Hear My Voice is more of a fictionalized history of the year 1938 and less of a novel in the traditional sense. It is propelled by historical events. Its characters are mostly real historical figures, and the fictionalized elements surrounding the narrator and his relationships are not explored with much depth. The one exception to this is the relationship between the narrator and Emmanuel Reichenberger, an anti-Nazi Sudeten German priest, with whom the narrator reconnects later in the novel. The narrator finds Reichenberger in Nuremburg in the 1950s, where the priest is engaging in an utterly repugnant form of historical revisionism, or perhaps attempting to write the first version of the history of the war, in which the German people and especially the Sudeten Germans are cast as the principle victims. The reader of Hear My Voice can only cringe as the narrator, apart from a brief account to Reichenberger of the burial of the victims of Lidice, allows the priest to have his say. Reading this scene, one imagines the bloated priest in George Grosz’s painting Pillars of Society—thus allowing one’s thoughts to spiral back to a previous stage of the rise of the racist, fascist rightwing populism (1920s) that eventually led the world into one of the bloodiest wars of all time.

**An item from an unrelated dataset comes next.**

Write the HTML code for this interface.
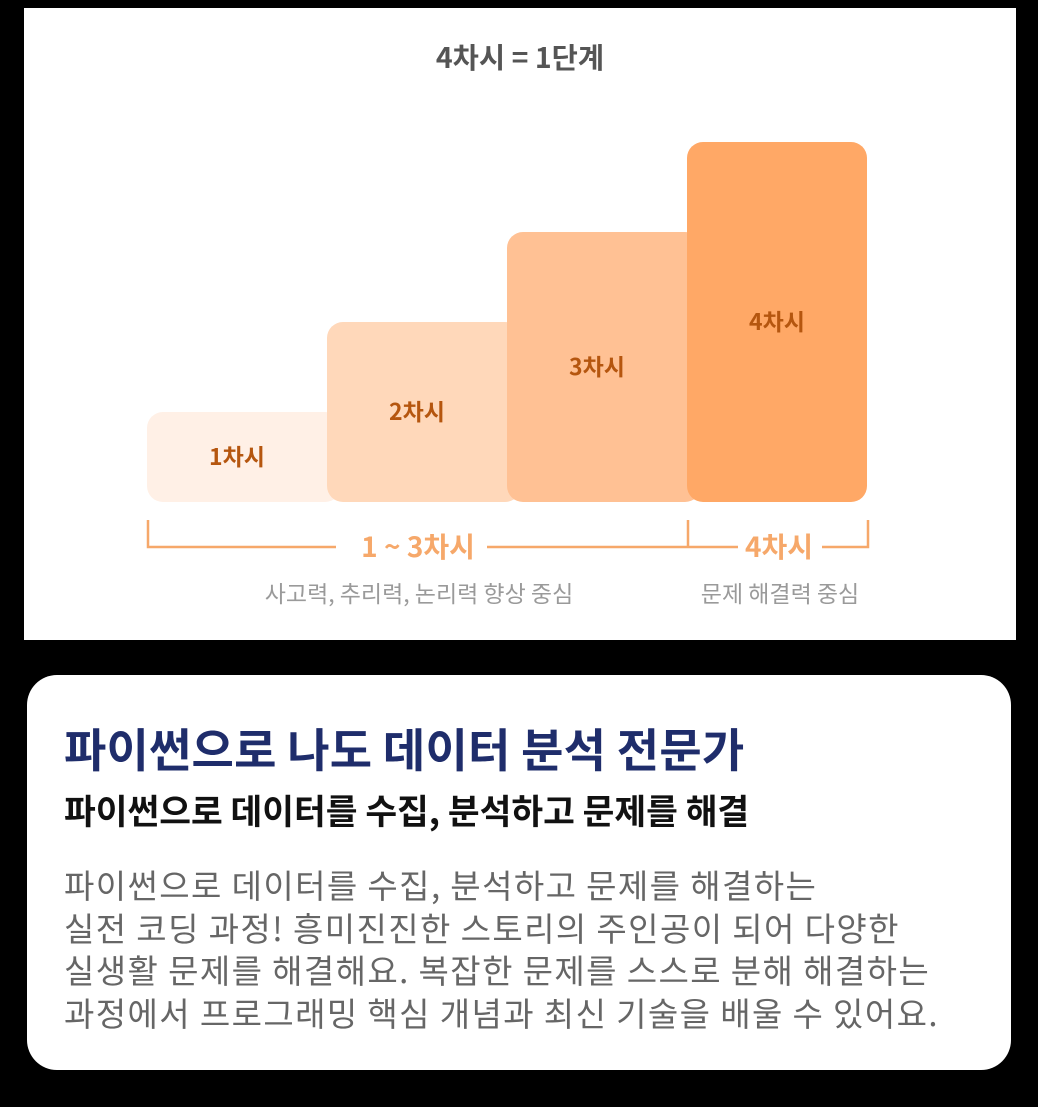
<!DOCTYPE html>
<html><head><meta charset="utf-8"><style>
html,body{margin:0;padding:0;background:#000;width:1038px;height:1107px;overflow:hidden;font-family:"Liberation Sans","Noto Sans CJK KR",sans-serif}
#panel{position:absolute;left:24px;top:8px;width:992px;height:632px;background:#fff}
#card{position:absolute;left:27px;top:675px;width:984px;height:395px;background:#fff;border-radius:30px}
.t{position:absolute;white-space:nowrap;font-family:"Noto Sans CJK KR",sans-serif}
</style></head><body>
<div id="panel">
<svg id="chart" width="992" height="632" style="position:absolute;left:0;top:0"></svg>
</div>
<div id="card">
<div class="t" style="left:37px;top:43px;font-size:46px;font-weight:700;color:#1f2d6b;line-height:60px;letter-spacing:0.2px">파이썬으로 나도 데이터 분석 전문가</div>
<div class="t" style="left:37px;top:111px;font-size:34.5px;font-weight:700;color:#111;line-height:46px">파이썬으로 데이터를 수집, 분석하고 문제를 해결</div>
<div class="t" style="left:37px;top:188px;font-size:33px;font-weight:400;color:#666;line-height:42.5px;letter-spacing:1.4px">파이썬으로 데이터를 수집, 분석하고 문제를 해결하는<br>실전 코딩 과정! 흥미진진한 스토리의 주인공이 되어 다양한<br>실생활 문제를 해결해요. 복잡한 문제를 스스로 분해 해결하는<br>과정에서 프로그래밍 핵심 개념과 최신 기술을 배울 수 있어요.</div>
</div>
<script>
const categories=["1차시","2차시","3차시","4차시"];
const values=[1,2,3,4];
const colors=["#fff0e6","#ffd8ba","#ffc194","#ffa866"];
const NS="http://www.w3.org/2000/svg";
const svg=document.getElementById('chart');
const ox=-24, oy=-8;
const x0=147, bw=180, base=502, unit=90;
function xs(i){return x0+i*bw+ox;}
function ys(v){return base-v*unit+oy;}
function mk(tag,attrs){const e=document.createElementNS(NS,tag);for(const k in attrs)e.setAttribute(k,attrs[k]);svg.appendChild(e);return e;}
const F='"Noto Sans CJK KR",sans-serif';
const title=mk('text',{x:520+ox,y:68+oy,'text-anchor':'middle','font-size':28.5,'font-weight':700,fill:'#555','font-family':F});
title.textContent="4차시 = 1단계";


values.forEach((v,i)=>{
  const r=mk('rect',{x:xs(i),y:ys(v),width:bw+(i<3?14:0),height:v*unit,rx:16,fill:colors[i]});
  
  
});
values.forEach((v,i)=>{
  const t=mk('text',{x:xs(i)+bw/2,y:(ys(v)+base+oy)/2+8,'text-anchor':'middle','font-size':23,'font-weight':700,fill:'#b5560f','font-family':F});
  t.textContent=categories[i];
  
  
});
const oc="#f6a86a";
const p=mk('path',{d:`M${148+ox} ${520+oy}V${547+oy}H${336+ox}M${487+ox} ${547+oy}H${868+ox}V${520+oy}M${688+ox} ${520+oy}V${547+oy}`,stroke:oc,'stroke-width':2.5,fill:'none'});


mk('rect',{x:738+ox,y:535+oy,width:84,height:24,fill:'#fff'});
const l1=mk('text',{x:418+ox,y:557+oy,'text-anchor':'middle','font-size':28,'font-weight':700,fill:oc,'font-family':F});
l1.textContent="1 ~ 3차시";


const l2=mk('text',{x:779+ox,y:557+oy,'text-anchor':'middle','font-size':28,'font-weight':700,fill:oc,'font-family':F});
l2.textContent="4차시";


const d1=mk('text',{x:419+ox,y:602+oy,'text-anchor':'middle','font-size':23,fill:'#9a9a9a','font-family':F});
d1.textContent="사고력, 추리력, 논리력 향상 중심";


const d2=mk('text',{x:780+ox,y:602+oy,'text-anchor':'middle','font-size':23,fill:'#9a9a9a','font-family':F});
d2.textContent="문제 해결력 중심";


</script>
</body></html>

Hear My Voice demonstrates the significance of reflecting on the year 1938. A new medium, radio, has created a new type of public, expanding the reach and deepening the impact of political propaganda (sound familiar?). Race-based nationalism defines identity, justifies imperialism, violence, and oppression, and eclipses ideals of common humanity, a respect for difference, and a longing for peace. In the novel, we see that many people, including those in power in politics and media, treat the events of 1938 as ordinary, when in fact everything was fundamentally other. Hear My Voice shows us that the awareness of a new reality doesn’t take a prophet. It just takes a person, like the narrator, who possesses basic common sense and a moral compass—and who pays attention to what is going on. Read this book. It reminds us about the stakes of doing nothing, of seeing what is radically new as business as usual, and about what happens when the shouters of hate and violence get their way. A year is only 365 days. 1938 became 1939. And 1939 brought war.